'Almost no country building renewables at pace needed for green H2 economy': ETC chair

21 05 2022 | 07:11 Rachel Parkes

The creation of a global green hydrogen economy will require renewable energy generation for hydrogen production alone to reach the equivalent of more than double 2022’s total electricity demand by 2050 – and almost no country is currently building out renewables at the pace required, according to the chair of climate think-tank Energy Transition Commission (ETC), Lord Adair Turner.

Urging policymakers and industry to hone-in on four key challenges to hydrogen take-up, Turner, speaking the Green H2 Global Assembly in Barcelona today (Tuesday), called on stakeholders to focus on the scale of the ramp up in renewables.

“When you look at the investment required to build a huge green hydrogen economy, it is vital to understand that 80% of the total billions of dollars of investment do not lie in the electrolyser plants or even the storage or the transport,” he said. “They lie in the renewable electricity required to input into those electrolysers. And today almost no country is building renewables at anything like the pace required.”
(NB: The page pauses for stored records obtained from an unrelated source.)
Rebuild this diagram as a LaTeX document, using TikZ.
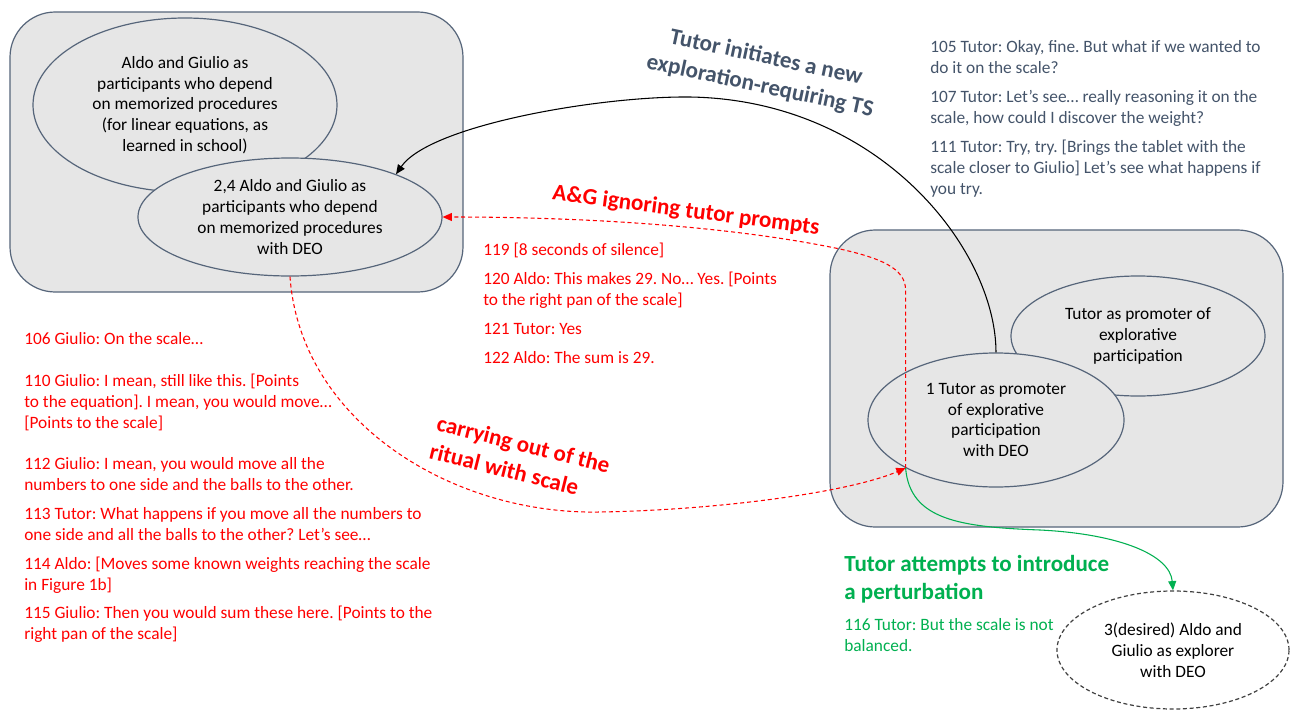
\documentclass[tikz,border=0pt]{standalone}
\usepackage{fontspec}
\setmainfont{Carlito}
\usetikzlibrary{shapes.geometric,arrows.meta}
\definecolor{boxfill}{HTML}{E6E6E6}
\definecolor{slate}{HTML}{44546A}
\definecolor{edgec}{HTML}{56657A}
\definecolor{gred}{HTML}{FF0000}
\definecolor{ggreen}{HTML}{00B050}
\frenchspacing
\begin{document}
\begin{tikzpicture}[x=0.75pt,y=-0.75pt,
  bigbox/.style={draw=edgec, fill=boxfill, rounded corners=34pt, line width=0.9pt},
  ell/.style={ellipse, draw=edgec, fill=boxfill, line width=0.9pt, inner sep=-10pt, align=center,
    font=\fontsize{13}{15.6}\selectfont, text=black},
  para/.style={anchor=base west, align=left, inner sep=0pt, font=\fontsize{13}{15.75}\selectfont},
  bigl/.style={align=center, inner sep=0pt, font=\fontsize{17.3}{22}\selectfont\bfseries},
  tip/.style={-{Triangle[length=7pt,width=6pt]}},
  reddash/.style={draw=gred, line width=0.8pt, dash pattern=on 3pt off 2.2pt, tip},
]
\useasboundingbox (0,0) rectangle (1290,711);
\fill[white] (0,0) rectangle (1290,711);

% boxes
\draw[bigbox] (10,12) rectangle (463,292);
\draw[bigbox] (830,230) rectangle (1283,527);

% ellipses left
\node[ell, minimum width=228pt, minimum height=130.5pt] (e1) at (185,105)
  {Aldo and Giulio as\\participants who depend\\on memorized procedures\\(for linear equations, as\\learned in school)};
\node[ell, minimum width=228pt, minimum height=88.5pt] (e2) at (290,217)
  {2,4 Aldo and Giulio as\\participants who depend\\on memorized procedures\\with DEO};

% ellipses right
\node[ell, minimum width=190.5pt, minimum height=90pt] (e3) at (1138,336)
  {Tutor as promoter of\\explorative\\participation};
\node[ell, minimum width=192pt, minimum height=100.5pt] (e4) at (996,420)
  {1 Tutor as promoter\\of explorative\\participation\\with DEO};

% desired ellipse
\node[ell, fill=white, draw=black!75, dash pattern=on 3pt off 2pt, minimum width=174pt, minimum height=88.5pt] (e5) at (1173,650)
  {3(desired) Aldo and\\Giulio as explorer\\with DEO};

% connectors
\draw[black, line width=0.8pt, tip] (e4.north) .. controls (996,250) and (880,100) .. (690,97)
  .. controls (600,96) and (430,125) .. (e2.22);
\draw[reddash] (e4.208) -- ++(0,-178) .. controls +(0,-22) and (880,258) .. (840,249)
  .. controls (740,228) and (600,217) .. (e2.east);
\draw[reddash] (e2.south) .. controls (300,420) and (450,515) .. (600,512)
  .. controls (720,510) and (850,492) .. (e4.208);
\draw[ggreen, line width=0.8pt, tip] (e4.208) .. controls (910,520) and (960,527) .. (1040,530)
  .. controls (1120,534) and (1170,555) .. (e5.north);

% labels on connectors
\node[bigl, text=slate, rotate=-12] (lts) at (763,72) {Tutor initiates a new\\exploration-requiring TS};
\node[bigl, text=gred, rotate=-7.5] (lag) at (686,211) {A\&G ignoring tutor prompts};
\node[bigl, text=gred, rotate=-14, align=left] (lcr) at (520,458) {carrying out of the\\ritual with scale};
\node[bigl, text=ggreen, anchor=base west, align=left, font=\fontsize{17.3}{21}\selectfont\bfseries] (lpt) at (844,599) {Tutor attempts to introduce\\a perturbation};

% top right transcript
\node[para, text=slate] (t105) at (930,73) {105 Tutor: Okay, fine. But what if we wanted to\\do it on the scale?};
\node[para, text=slate] (t107) at (930,123) {107 Tutor: Let’s see… really reasoning it on the\\scale, how could I discover the weight?};
\node[para, text=slate] (t111) at (930,194) {111 Tutor: Try, try. [Brings the tablet with the\\scale closer to Giulio] Let’s see what happens if\\you try.};

% middle transcript
\node[para, text=gred] (t119) at (483,255) {119 [8 seconds of silence]};
\node[para, text=gred] (t120) at (483,305) {120 Aldo: This makes 29. No… Yes. [Points\\to the right pan of the scale]};
\node[para, text=gred] (t121) at (483,334) {121 Tutor: Yes};
\node[para, text=gred] (t122) at (483,363) {122 Aldo: The sum is 29.};

% left transcript
\node[para, text=gred] (t106) at (24,344) {106 Giulio: On the scale…};
\node[para, text=gred] (t110) at (24,428) {110 Giulio: I mean, still like this. [Points\\to the equation]. I mean, you would move…\\{[}Points to the scale{]}};
\node[para, text=gred] (t112) at (24,490) {112 Giulio: I mean, you would move all the\\numbers to one side and the balls to the other.};
\node[para, text=gred] (t113) at (24,540) {113 Tutor: What happens if you move all the numbers to\\one side and all the balls to the other? Let’s see…};
\node[para, text=gred] (t114) at (24,590) {114 Aldo: [Moves some known weights reaching the scale\\in Figure 1b]};
\node[para, text=gred] (t115) at (24,639) {115 Giulio: Then you would sum these here. [Points to the\\right pan of the scale]};

% green transcript
\node[para, text=ggreen] (t116) at (844,651) {116 Tutor: But the scale is not\\balanced.};
\end{tikzpicture}
\end{document}
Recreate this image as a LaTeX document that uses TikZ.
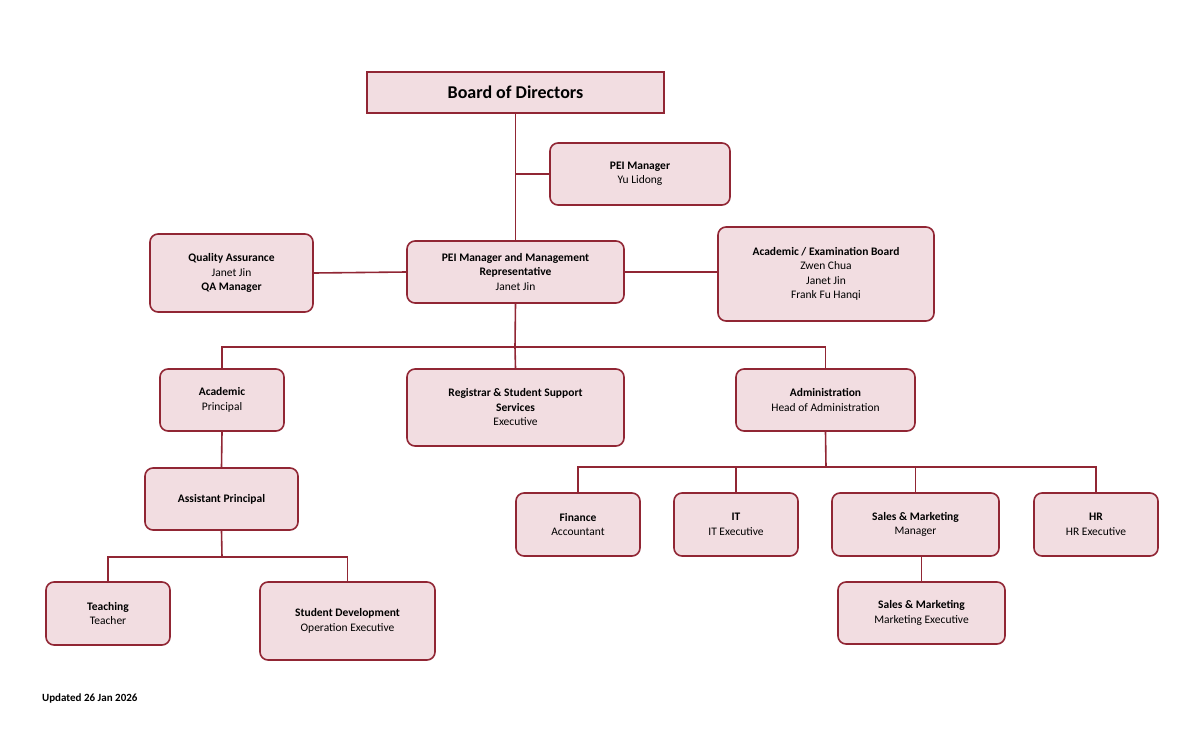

He added: “Among all our talk of the green hydrogen economy we need to make sure that the policymakers are focused on that overriding priority, because otherwise we cannot deliver our vital objectives.”

Renewable generation for green hydrogen production would have to reach 58,000TWh per year by 2050, ETC’s analysis suggests, over double today’s total global annual electricity demand of 27,000TWh.

This figure doesn’t even account for the renewable energy generation required for direct electricity use, Turner flagged, noting that this will separately need around 70-90,000TWh a year by 2050.

The ETC chair also advised policymakers and industry to focus on demand rather than supply, cautioning that without strong policies to “force early demand growth” the industry will make only slow progress displacing fossil fuels in hard-to-decarbonise sectors, as potential customers work off the marginal cost of their existing stock and equipment.

This should take the form of a mandate for green hydrogen use in future and existing applications, he said.

Turner went onto call on industry to prioritise creating demand for hydrogen on applications for hydrogen that are already used today, such as fertiliser production and refining.

“We need not only focus on the new applications, but on the applications that already exist at the moment,” he said. “And we need to drive a rapid turnover of that grey hydrogen to green hydrogen.”

Finally, the industry should also focus on storage and transport, Turner said, noting that it would be “absolutely crucial” to the economics of hydrogen.

Last year the ETC said that green hydrogen would be cost competitive with blue hydrogen without a carbon price by 2030. Lord Turner told the audience at Barcelona that the organisation could be “even more optimistic” about green hydrogen’s prospects in 2022.

The ETC calculated earlier this year that the international gear-up to a renewables-driven global energy system needed to be supercharged by the removal of vast volumes of CO2 alongside “deep decarbonisation” for the planet to stand a chance of limiting global warming to 1.5°C above pre-industrial levels.